Por GIOVANNA DE MATTEO PUBLICADO EM 26/11/2020
Uma traição no cangaço poderia ser paga com pena de morte, mas Maria Jovina arriscou-se ao seduzir o amigo de seu marido
O Cangaço foi um dos movimentos de bandidismo mais famosos da história do Brasil. A sua atuação nos sertões causou desespero e violência entre a população — e caos entre as autoridades.
A jornalista Adriana Negreiros foi responsável por levantar um relevante debate sobre as relações amorosas dentro do bando de Lampião, e conta através da biografia 'Maria Bonita: sexo, violência e mulheres no cangaço' as histórias dos casais do cangaço.
Umas das narrativas relatadas em seu livro expõe um triângulo amoroso entre três cangaceiros: Balão, Pancada e Maria Jovina.
O cangaceiro Pancada era casado com Maria Jovina, que mais tarde seria reconhecida como Maria de Pancada. A moça entrara no bando ainda na adolescência, tendo uma aparência formosa: era baixinha, apesar de muito forte; pele clara, um rosto arredondado e um volumoso cabelo enrolado.
Seu marido tinha a fama de todo cangaceiro, sendo muito grosseiro e violento. Segundo as histórias contadas por Negreiros, certa vez, irritado com a postura de sua mulher, obrigou-a a andar a pé em uma das viagens, enquanto ele ia o caminho todo sentado em seu cavalo. Além dos quilômetros de andanças, quando o cavalo abarrotava a correr, o homem puxava Maria pelos cabelos para acompanhar o galope.
Talvez seja por esses mal-tratos que Maria decidira trair seu esposo. De acordo com uma confissão do próprio Balão, que era um pouco conservador em relação à inclusão de mulheres no cangaço, a jovem moça teria o seduzido por conta própria.
Naquele dia Pancada teria pedido para o amigo que ele acompanhasse sua esposa em uma caminhada pela caatinga. Eles deveriam chegar à um ponto onde o cangaceiro tinha escondido alguns pertences pessoais.
Sem hesitações, os dois foram para o meio da mata seca, mas logo no início Balão foi surpreendido por Maria Jovina, que sem perder tempo agarrou o homem o provocando. "Dizem que você é muito macho nas brigadas, mas queria ver se você é homem mesmo", teria dito a mulher, que recebeu um "não diga isso, Maria, que depois você se arrepende" como resposta de Balão.
A verdade é que ele defendia arduamente o celibato entre os cangaceiros. Para o homem, o sexo o deixaria fraco como uma melancia, e desse modo, ficaria mais propenso a ter uma bala atravessada em seu corpo — crença conhecida como "corpo fechado".

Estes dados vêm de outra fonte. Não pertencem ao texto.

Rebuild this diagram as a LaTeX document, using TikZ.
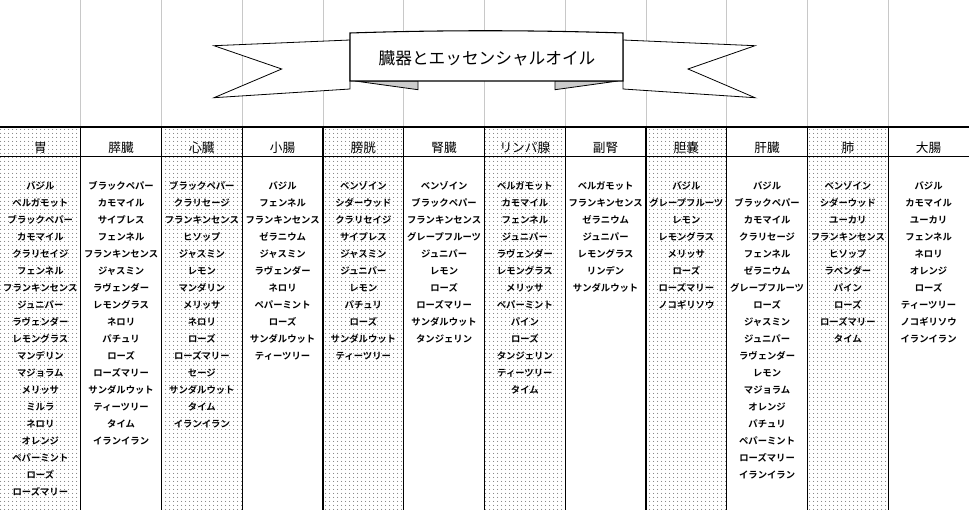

“Eles acreditavam, por exemplo, que o sexo abria o corpo e deixava o cangaceiro sem proteção contra as balas da polícia. Os cangaceiros eram figuras, como o nordestino e o sertanejo no geral, muito místicas. Eles tinham que tomar banho, se purificar, e ninguém tinha uma garantia de quando o corpo ia fechar de novo. Então tinha esse caldo de cultura que já afastava as mulheres do bando”, explica Wagner G. Barreira, autor do livro Lampião e Maria Bonita: Uma história de amor entre balas (2018), em entrevista exclusiva para o site Aventuras na História.
No entanto Maria não desistiu, acusando-o de ter medo de Pancada, até que já não aguentando mais, Balão pegou a mulher e a imobilizou entre mandacarus e xique-xiques, consumando o fato.
Depois disso, eles foram cumprir a sua tarefa, e antes de voltarem para o abrigo onde estavam todos, fizeram sexo mais uma vez. O segredo foi mantido por anos, já que o código do cangaço determinava que as mulheres deveriam ser fiéis e submissas aos seus maridos. Dessa forma, se a traição fosse descoberta, Pancada poderia penalizar Maria da forma que preferisse, podendo chegar até mesmo a matá-la.
Segundo a autora Adriana Negreiros, "'pertencer' é a expressão que melhor explica a relação matrimonial entre os cangaceiros e suas companheiras. No bando, quer tratassem suas mulheres com mesuras, quer as agredissem fisicamente, os cangaceiros as consideravam suas propriedades."